On the train to Hyderabad

Day 1. Happy now?

The stupid train had to leave before sun-up (or so it seemed to me, never having been awake before 7 in weeks, no, make that months). I sleepwalked to the station, and nearly had a close encounter of the third kind with a post, which woke me up sufficiently to argue with my dad about my sleep status.

Everyone had brought stuff to eat, and we commenced attack soon after take-off. I mean, soon after the train hooted merrily (aided by us) and left the station, right on time (some fluke, no doubt). The attack was fierce and lasted all of 5 minutes, and amidst occasional flashes and whirrs, no one managed to get in more than a few mouthfuls.

Stopping at stations meant that the parents of hostellers would show up with more food, and the next few minutes would be spent in total silence, occasionally interrupted by ‘ketchuppille?’ [no ketchup?] and ‘thanikkentha ketchuppillenkil irangille?’ [why, does your food stick going down if there's no ketchup?].

You couldn’t walk around the train without tripping over some classmate who was either
a) sleeping, or
b) kathifying [literally, knifing], or
c) playing cards, or
d) enjoying the view, or
e) listening to music, or
f) eating, or
g) performing some miscellaneous activity (meaning I can’t think of anything more).


The more gullible among us fell prey to palm readers and peddlers. The palm reader revealed that she hadd had a difficult life and would soon be taking a trip over water, while the rest of us entertained ourselves with etch-a-sketches and snakes and ladders.

The train entered Tamil Nadu by evening, and the view from the windows grew more depressing. The houses (huts, really) were placed so close together that would drive any claustrophobic into a panic attack.

At night, our noses were assaulted by the overwhelming odour of Eucalyptus. Looking around for the source (an escaped koala bear), we could only see a guy selling roses. Completely baffled, we assumed someone had a cold, when the rose guy came closer, and the smell grew stronger. He’d dipped the roses in Eucalyptus oil! Someone made the brilliant observation that he didn’t know roses could smell this bad.

The next insult to our olfactory epithelium was the smell of fermented carbohydrates. My friend sniffed the guys nearest to us, (unjustly) assuming them to have broken rules. It was actually a lady selling sapota (chikku). She got thrown out by a violent Naxalite aort of guy a few minutes later.

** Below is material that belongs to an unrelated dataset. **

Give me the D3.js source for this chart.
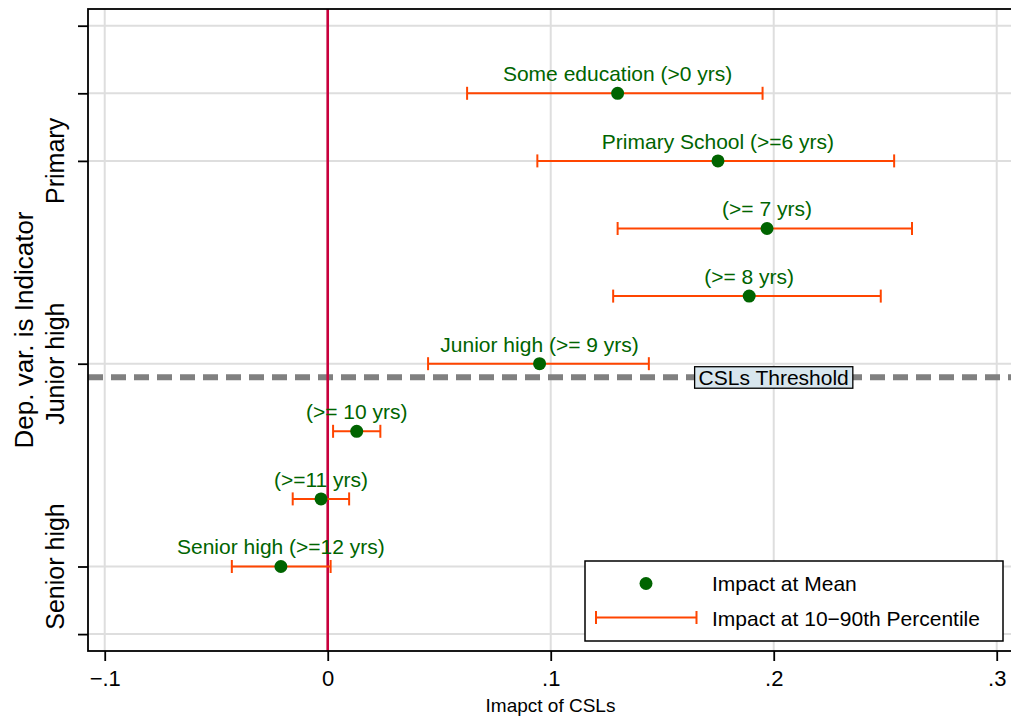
<!DOCTYPE html>
<html>
<head>
<meta charset="utf-8">
<script src="https://cdn.jsdelivr.net/npm/d3@7"></script>
<style>
  html, body { margin: 0; padding: 0; background: #fff; }
  svg { display: block; font-family: "Liberation Sans", Arial, sans-serif; }
</style>
</head>
<body>
<svg id="chart" width="1011" height="719"></svg>
<script>
// Education thresholds, one row each (row 1 at top)
const rowLabels = [
  "Some education (>0 yrs)",
  "Primary School (>=6 yrs)",
  "(>= 7 yrs)",
  "(>= 8 yrs)",
  "Junior high (>= 9 yrs)",
  "(>= 10 yrs)",
  "(>=11 yrs)",
  "Senior high (>=12 yrs)"
];
const rowPositions = [1, 2, 3, 4, 5, 6, 7, 8];

// Impact of CSLs at the mean and at the 10th / 90th percentiles
const impactMean = [0.130, 0.175, 0.197, 0.189, 0.095, 0.013, -0.003, -0.021];
const impactP10  = [0.0625, 0.094, 0.130, 0.128, 0.045, 0.0024, -0.0157, -0.043];
const impactP90  = [0.195, 0.254, 0.262, 0.248, 0.144, 0.0236, 0.0096, 0.0013];

// Axis ticks and labels
const xTicks = [-0.1, 0, 0.1, 0.2, 0.3];
const xTickLabels = ["\u2212.1", "0", ".1", ".2", ".3"];
const yTicks = [0, 1, 2, 5, 8, 9];
const yTickLabels = { 2: "Primary", 5: "Junior high", 8: "Senior high" };

// Horizontal reference line separating compulsory schooling levels
const thresholdRow = 5.2;
const thresholdLabel = "CSLs Threshold";
const thresholdLabelX = 0.2;

const legendItems = ["Impact at Mean", "Impact at 10\u221290th Percentile"];

const GREEN = "#006400";
const ORANGE = "#ff4500";
const CRANBERRY = "#c8003c";

const svg = d3.select("#chart");
const plot = { left: 88, right: 1013, top: 9, bottom: 651 };

const x = d3.scaleLinear().domain([-0.1075, 0.3073]).range([plot.left, plot.right]);
const y = d3.scaleLinear().domain([-0.247, 9.25]).range([plot.top, plot.bottom]);

const data = rowPositions.map((r, i) => ({
  row: r, label: rowLabels[i], mean: impactMean[i], lo: impactP10[i], hi: impactP90[i]
}));

// Gridlines
const grid = svg.append("g");
grid.selectAll("line.gx").data(xTicks).join("line")
  .attr("x1", d => x(d)).attr("x2", d => x(d))
  .attr("y1", plot.top).attr("y2", plot.bottom)
  .attr("stroke", "#dedede").attr("stroke-width", 2);
grid.selectAll("line.gy").data(yTicks).join("line")
  .attr("x1", plot.left).attr("x2", plot.right)
  .attr("y1", d => y(d)).attr("y2", d => y(d))
  .attr("stroke", "#dedede").attr("stroke-width", 2);

// Threshold dashed line
svg.append("line")
  .attr("x1", plot.left).attr("x2", plot.right)
  .attr("y1", y(thresholdRow)).attr("y2", y(thresholdRow))
  .attr("stroke", "#808080").attr("stroke-width", 6)
  .attr("stroke-dasharray", "15,8");

// Zero line
svg.append("line")
  .attr("x1", x(0)).attr("x2", x(0))
  .attr("y1", plot.top).attr("y2", plot.bottom)
  .attr("stroke", CRANBERRY).attr("stroke-width", 2.6);

// Threshold label
const tl = svg.append("g");
const tlText = tl.append("text")
  .attr("x", x(thresholdLabelX)).attr("y", y(thresholdRow) + 7.5)
  .attr("text-anchor", "middle").attr("font-size", 21).attr("fill", "#000")
  .text(thresholdLabel);
const bb = tlText.node().getBBox();
tl.insert("rect", "text")
  .attr("x", bb.x - 4).attr("y", y(thresholdRow) - 10.5)
  .attr("width", bb.width + 8).attr("height", 21.5)
  .attr("fill", "#d8e6ee").attr("stroke", "#000").attr("stroke-width", 1.3);

// Error bars (10th - 90th percentile)
const cap = 6.5;
const bars = svg.append("g").attr("stroke", ORANGE).attr("stroke-width", 2).attr("fill", "none");
bars.selectAll("line.span").data(data).join("line")
  .attr("x1", d => x(d.lo)).attr("x2", d => x(d.hi))
  .attr("y1", d => y(d.row)).attr("y2", d => y(d.row));
bars.selectAll("line.lo").data(data).join("line")
  .attr("x1", d => x(d.lo)).attr("x2", d => x(d.lo))
  .attr("y1", d => y(d.row) - cap).attr("y2", d => y(d.row) + cap);
bars.selectAll("line.hi").data(data).join("line")
  .attr("x1", d => x(d.hi)).attr("x2", d => x(d.hi))
  .attr("y1", d => y(d.row) - cap).attr("y2", d => y(d.row) + cap);

// Mean points
svg.append("g").selectAll("circle").data(data).join("circle")
  .attr("cx", d => x(d.mean)).attr("cy", d => y(d.row))
  .attr("r", 6.5).attr("fill", GREEN);

// Point labels
svg.append("g").selectAll("text").data(data).join("text")
  .attr("x", d => x(d.mean)).attr("y", d => y(d.row) - 12)
  .attr("text-anchor", "middle").attr("font-size", 21).attr("fill", GREEN)
  .text(d => d.label);

// Frame
svg.append("rect")
  .attr("x", plot.left).attr("y", plot.top)
  .attr("width", plot.right - plot.left).attr("height", plot.bottom - plot.top)
  .attr("fill", "none").attr("stroke", "#000").attr("stroke-width", 1.8);

// X axis
const xAxis = d3.axisBottom(x).tickValues(xTicks)
  .tickFormat((d, i) => xTickLabels[i]).tickSize(10).tickSizeOuter(0);
const gx = svg.append("g").attr("transform", `translate(0,${plot.bottom})`).call(xAxis);
gx.select(".domain").remove();
gx.selectAll(".tick line").attr("stroke", "#000").attr("stroke-width", 1.8);
gx.selectAll(".tick text").attr("font-size", 22).attr("font-family", "Liberation Sans, Arial, sans-serif")
  .attr("fill", "#000").attr("dy", null).attr("y", 35);

svg.append("text")
  .attr("x", (plot.left + 1011) / 2 + 1).attr("y", 712)
  .attr("text-anchor", "middle").attr("font-size", 19).attr("fill", "#000")
  .text("Imapct of CSLs");

// Y axis
const yAxis = d3.axisLeft(y).tickValues(yTicks).tickFormat("").tickSize(10).tickSizeOuter(0);
const gy = svg.append("g").attr("transform", `translate(${plot.left},0)`).call(yAxis);
gy.select(".domain").remove();
gy.selectAll(".tick line").attr("stroke", "#000").attr("stroke-width", 1.8);

svg.append("g").selectAll("text").data(Object.keys(yTickLabels).map(Number)).join("text")
  .attr("transform", d => `translate(64,${y(d)}) rotate(-90)`)
  .attr("text-anchor", "middle").attr("font-size", 25).attr("fill", "#000")
  .text(d => yTickLabels[d]);

svg.append("text")
  .attr("transform", `translate(33,${(plot.top + plot.bottom) / 2}) rotate(-90)`)
  .attr("text-anchor", "middle").attr("font-size", 26).attr("fill", "#000")
  .text("Dep. var. is Indicator");

// Legend
const lg = svg.append("g");
lg.append("rect")
  .attr("x", 585).attr("y", 561).attr("width", 418).attr("height", 80)
  .attr("fill", "#fff").attr("stroke", "#000").attr("stroke-width", 1.5);
lg.append("circle").attr("cx", 646).attr("cy", 583.5).attr("r", 6.5).attr("fill", GREEN);
const lgBar = lg.append("g").attr("stroke", ORANGE).attr("stroke-width", 2);
lgBar.append("line").attr("x1", 596).attr("x2", 696.5).attr("y1", 617.5).attr("y2", 617.5);
lgBar.append("line").attr("x1", 596).attr("x2", 596).attr("y1", 611).attr("y2", 624);
lgBar.append("line").attr("x1", 696.5).attr("x2", 696.5).attr("y1", 611).attr("y2", 624);
lg.selectAll("text").data(legendItems).join("text")
  .attr("x", 712).attr("y", (d, i) => 591 + i * 34.5)
  .attr("font-size", 21).attr("fill", "#000")
  .text(d => d);
</script>
</body>
</html>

Some harebrained idiot (who I shall debrain as soon as I find out his identity) said there was some rule that the lights had to be switched off by 10. We ran around like headless chickens trying to get berths next to friends. Having accomplished this major task, the lights were switched off and we began. ‘I’m not the least bit sleepy, are you?’ ‘Of course not.’ We continued until someone from the lower berth threatened to throw a shoe at me. Spoilsport.

It got really cold at night, and when I woke up the next day, the bed sheet I’d been using as a pillow was wound around my feet. I have no memory of doing that. Everyone else was up before 7 (how on earth do they do that?) and they wouldn’t let me sleep any more. I languished in bed berth until I gained sufficient orientation in space and time to remember where I had put my toothbrush, and then hopped down.

We’d crossed over to Andhra Pradesh in the middle of the night, and the stops at the various stations were marked with announcements in a language that seemed to end every word in ‘lu’.

We saw lots of cotton fields. Those people should be worried about the boll weevil.


Chilli was also very common. If only our Geography classes at school had been conducted as an all India tour...

Just before we entered Hyderabad, we got a magnificent glimpse of the Hussain-Sagar lake, the largest man-made lake in… Somewhere. We tumbled out of the train at Hyderabad Central, and were whisked away to our hotel in a wannabe tourist bus. And you know what happened next.